To find potential split points, the two language models are combined in the following manner:

• Compute forward predictions via the forward language model
• Compute backward predictions via the backward language model
• Align the two predictions
• The potential split points are the positions where the two language models agree that the character should be a ‘ ‘

The split points are the indices at which the forward and backward language models agree that a space should be inserted. In this example, only the locations marked with a rectangle will be inspected for a potential split: “pre market” and “after ceo”

Now that the potential split points are identified, the split is applied only if the following conditions are met:

1. The original word without the split is not in the vocabulary
2. Both the left and right words are in the vocabulary
3. Inserting the space leads to a lower average log likelihood for the two language models

Conditions 1, 2 are more conservative and are a safety and sanity check that the transformation will indeed improve the quality of the data, whereas the third condition double-checks that inserting the space still makes sense for the two language models.

Results

The most satisfying and frustrating aspect of machine learning is inspecting the results to try and pick up patterns where the algorithm performs fine and where it performs badly, so that it can be improved.

The following are some examples where the conjoined words were identified and split correctly:

• examiningthe => examining the
• androidcommunity => android community
• sectorstechnology => sectors technology
• afterceo => after ceo

We see that the system is quite capable of identifying conjoined words and applying the spaces.

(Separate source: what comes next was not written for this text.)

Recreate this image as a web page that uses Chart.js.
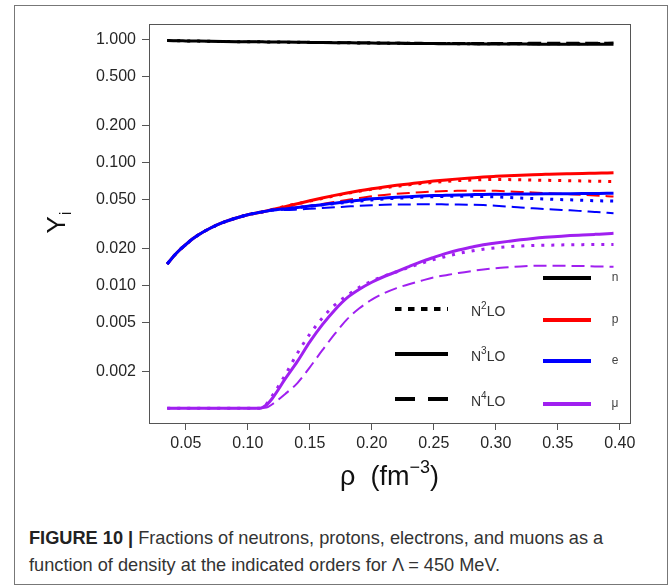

Next follow some questionable examples:

• deathmatch => death match
• cliffhanger => cliff hanger
• newseditor => news editor
• battleships => battle ships
• spokespersons => spokes persons

Even though the transformations produce coherent splits, one can argue that the original word has a slightly different nuance. However, we should note that the original word is not in the vocabulary that the final system will use and thus using the split is definitely better than nothing.

Some undesired examples:

• energyexcel => energy excel
• onewindow => one window
• trumpcare => trump care
• cloudbolt => cloud bolt
• saskpower => sask power

The system is naturally biased towards more frequent words and thus named entities composed of several words form likely split points. As a consequence, the split might be problematic for a named entity detection system which uses the cleaned-up results.

Future Work

The most immediate future task is to measure the effects of this preprocessing step on the final systems in terms of accuracy and f1 score.

Afterwards, the system can be improved in several ways:

• take greater care around named entities
• improve the model architecture
• perform several passes over the input, so even triple-conjoined words can be split

Conclusion

Conjoined words are a nuisance to NLP systems, because they end up being out-of-vocabulary words.

Detecting and separating them is a hard task, but using a pair of language models is a viable technique to tackle the problem.